The data below should be printed in full, exactly, and without any of its images.
--- Recorded information ---
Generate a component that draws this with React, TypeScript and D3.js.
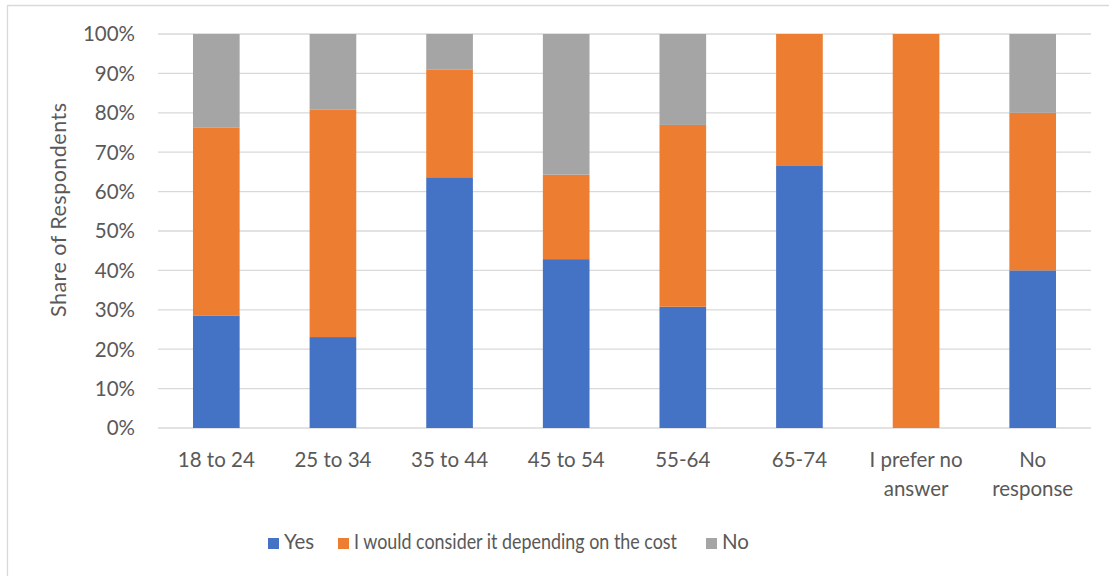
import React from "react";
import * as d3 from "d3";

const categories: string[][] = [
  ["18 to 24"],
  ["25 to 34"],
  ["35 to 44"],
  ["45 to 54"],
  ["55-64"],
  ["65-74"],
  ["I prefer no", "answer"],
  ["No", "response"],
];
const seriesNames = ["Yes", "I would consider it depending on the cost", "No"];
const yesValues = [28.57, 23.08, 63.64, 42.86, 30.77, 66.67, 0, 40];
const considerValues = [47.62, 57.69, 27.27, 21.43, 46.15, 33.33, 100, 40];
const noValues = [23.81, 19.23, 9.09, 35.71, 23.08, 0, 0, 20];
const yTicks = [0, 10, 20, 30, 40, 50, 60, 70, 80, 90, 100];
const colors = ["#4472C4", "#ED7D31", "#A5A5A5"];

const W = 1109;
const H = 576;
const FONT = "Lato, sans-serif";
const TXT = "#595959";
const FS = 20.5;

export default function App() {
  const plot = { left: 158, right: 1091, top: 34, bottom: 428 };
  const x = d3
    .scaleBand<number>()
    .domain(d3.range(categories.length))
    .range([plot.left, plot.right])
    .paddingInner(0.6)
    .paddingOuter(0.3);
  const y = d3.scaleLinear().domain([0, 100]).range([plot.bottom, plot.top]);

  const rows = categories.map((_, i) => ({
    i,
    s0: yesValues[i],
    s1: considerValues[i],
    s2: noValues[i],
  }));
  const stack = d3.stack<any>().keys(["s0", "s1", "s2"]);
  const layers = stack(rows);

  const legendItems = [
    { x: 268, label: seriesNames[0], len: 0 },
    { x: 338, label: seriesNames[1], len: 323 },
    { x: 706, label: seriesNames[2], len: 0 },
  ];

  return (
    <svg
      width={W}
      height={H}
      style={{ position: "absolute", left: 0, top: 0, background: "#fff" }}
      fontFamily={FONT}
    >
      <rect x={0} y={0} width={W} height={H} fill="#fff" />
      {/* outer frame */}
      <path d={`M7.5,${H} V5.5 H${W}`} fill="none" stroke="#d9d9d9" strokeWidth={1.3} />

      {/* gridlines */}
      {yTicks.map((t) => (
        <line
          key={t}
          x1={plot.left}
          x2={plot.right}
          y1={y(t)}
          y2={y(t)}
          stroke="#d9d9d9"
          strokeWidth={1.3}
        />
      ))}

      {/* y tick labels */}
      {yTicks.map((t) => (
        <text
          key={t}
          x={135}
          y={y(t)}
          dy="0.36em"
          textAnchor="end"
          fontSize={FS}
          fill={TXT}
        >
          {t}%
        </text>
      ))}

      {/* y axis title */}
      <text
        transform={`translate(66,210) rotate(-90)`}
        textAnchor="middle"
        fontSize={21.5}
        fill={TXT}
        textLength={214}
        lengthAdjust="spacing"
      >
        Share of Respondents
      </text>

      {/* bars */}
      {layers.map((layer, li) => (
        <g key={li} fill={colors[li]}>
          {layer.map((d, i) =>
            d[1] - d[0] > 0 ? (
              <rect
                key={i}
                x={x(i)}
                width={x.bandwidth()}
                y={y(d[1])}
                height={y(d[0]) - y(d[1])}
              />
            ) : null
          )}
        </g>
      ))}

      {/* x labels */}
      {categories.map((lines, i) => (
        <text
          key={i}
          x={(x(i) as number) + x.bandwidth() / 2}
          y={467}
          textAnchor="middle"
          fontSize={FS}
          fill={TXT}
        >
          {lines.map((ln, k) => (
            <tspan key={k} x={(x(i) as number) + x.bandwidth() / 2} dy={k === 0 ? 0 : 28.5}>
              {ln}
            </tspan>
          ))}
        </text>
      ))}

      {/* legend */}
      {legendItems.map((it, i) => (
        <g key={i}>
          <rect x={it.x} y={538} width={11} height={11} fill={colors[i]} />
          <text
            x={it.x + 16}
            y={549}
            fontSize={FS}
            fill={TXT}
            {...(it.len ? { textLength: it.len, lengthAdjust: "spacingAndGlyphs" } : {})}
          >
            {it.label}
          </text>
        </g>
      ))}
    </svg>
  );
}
---
* [Answer]
Generate a component that draws this with React, TypeScript and D3.js.
import React from "react";
import * as d3 from "d3";

const categories: string[][] = [
  ["18 to 24"],
  ["25 to 34"],
  ["35 to 44"],
  ["45 to 54"],
  ["55-64"],
  ["65-74"],
  ["I prefer no", "answer"],
  ["No", "response"],
];
const seriesNames = ["Yes", "I would consider it depending on the cost", "No"];
const yesValues = [28.57, 23.08, 63.64, 42.86, 30.77, 66.67, 0, 40];
const considerValues = [47.62, 57.69, 27.27, 21.43, 46.15, 33.33, 100, 40];
const noValues = [23.81, 19.23, 9.09, 35.71, 23.08, 0, 0, 20];
const yTicks = [0, 10, 20, 30, 40, 50, 60, 70, 80, 90, 100];
const colors = ["#4472C4", "#ED7D31", "#A5A5A5"];

const W = 1109;
const H = 576;
const FONT = "Lato, sans-serif";
const TXT = "#595959";
const FS = 20.5;

export default function App() {
  const plot = { left: 158, right: 1091, top: 34, bottom: 428 };
  const x = d3
    .scaleBand<number>()
    .domain(d3.range(categories.length))
    .range([plot.left, plot.right])
    .paddingInner(0.6)
    .paddingOuter(0.3);
  const y = d3.scaleLinear().domain([0, 100]).range([plot.bottom, plot.top]);

  const rows = categories.map((_, i) => ({
    i,
    s0: yesValues[i],
    s1: considerValues[i],
    s2: noValues[i],
  }));
  const stack = d3.stack<any>().keys(["s0", "s1", "s2"]);
  const layers = stack(rows);

  const legendItems = [
    { x: 268, label: seriesNames[0], len: 0 },
    { x: 338, label: seriesNames[1], len: 323 },
    { x: 706, label: seriesNames[2], len: 0 },
  ];

  return (
    <svg
      width={W}
      height={H}
      style={{ position: "absolute", left: 0, top: 0, background: "#fff" }}
      fontFamily={FONT}
    >
      <rect x={0} y={0} width={W} height={H} fill="#fff" />
      {/* outer frame */}
      <path d={`M7.5,${H} V5.5 H${W}`} fill="none" stroke="#d9d9d9" strokeWidth={1.3} />

      {/* gridlines */}
      {yTicks.map((t) => (
        <line
          key={t}
          x1={plot.left}
          x2={plot.right}
          y1={y(t)}
          y2={y(t)}
          stroke="#d9d9d9"
          strokeWidth={1.3}
        />
      ))}

      {/* y tick labels */}
      {yTicks.map((t) => (
        <text
          key={t}
          x={135}
          y={y(t)}
          dy="0.36em"
          textAnchor="end"
          fontSize={FS}
          fill={TXT}
        >
          {t}%
        </text>
      ))}

      {/* y axis title */}
      <text
        transform={`translate(66,210) rotate(-90)`}
        textAnchor="middle"
        fontSize={21.5}
        fill={TXT}
        textLength={214}
        lengthAdjust="spacing"
      >
        Share of Respondents
      </text>

      {/* bars */}
      {layers.map((layer, li) => (
        <g key={li} fill={colors[li]}>
          {layer.map((d, i) =>
            d[1] - d[0] > 0 ? (
              <rect
                key={i}
                x={x(i)}
                width={x.bandwidth()}
                y={y(d[1])}
                height={y(d[0]) - y(d[1])}
              />
            ) : null
          )}
        </g>
      ))}

      {/* x labels */}
      {categories.map((lines, i) => (
        <text
          key={i}
          x={(x(i) as number) + x.bandwidth() / 2}
          y={467}
          textAnchor="middle"
          fontSize={FS}
          fill={TXT}
        >
          {lines.map((ln, k) => (
            <tspan key={k} x={(x(i) as number) + x.bandwidth() / 2} dy={k === 0 ? 0 : 28.5}>
              {ln}
            </tspan>
          ))}
        </text>
      ))}

      {/* legend */}
      {legendItems.map((it, i) => (
        <g key={i}>
          <rect x={it.x} y={538} width={11} height={11} fill={colors[i]} />
          <text
            x={it.x + 16}
            y={549}
            fontSize={FS}
            fill={TXT}
            {...(it.len ? { textLength: it.len, lengthAdjust: "spacingAndGlyphs" } : {})}
          >
            {it.label}
          </text>
        </g>
      ))}
    </svg>
  );
}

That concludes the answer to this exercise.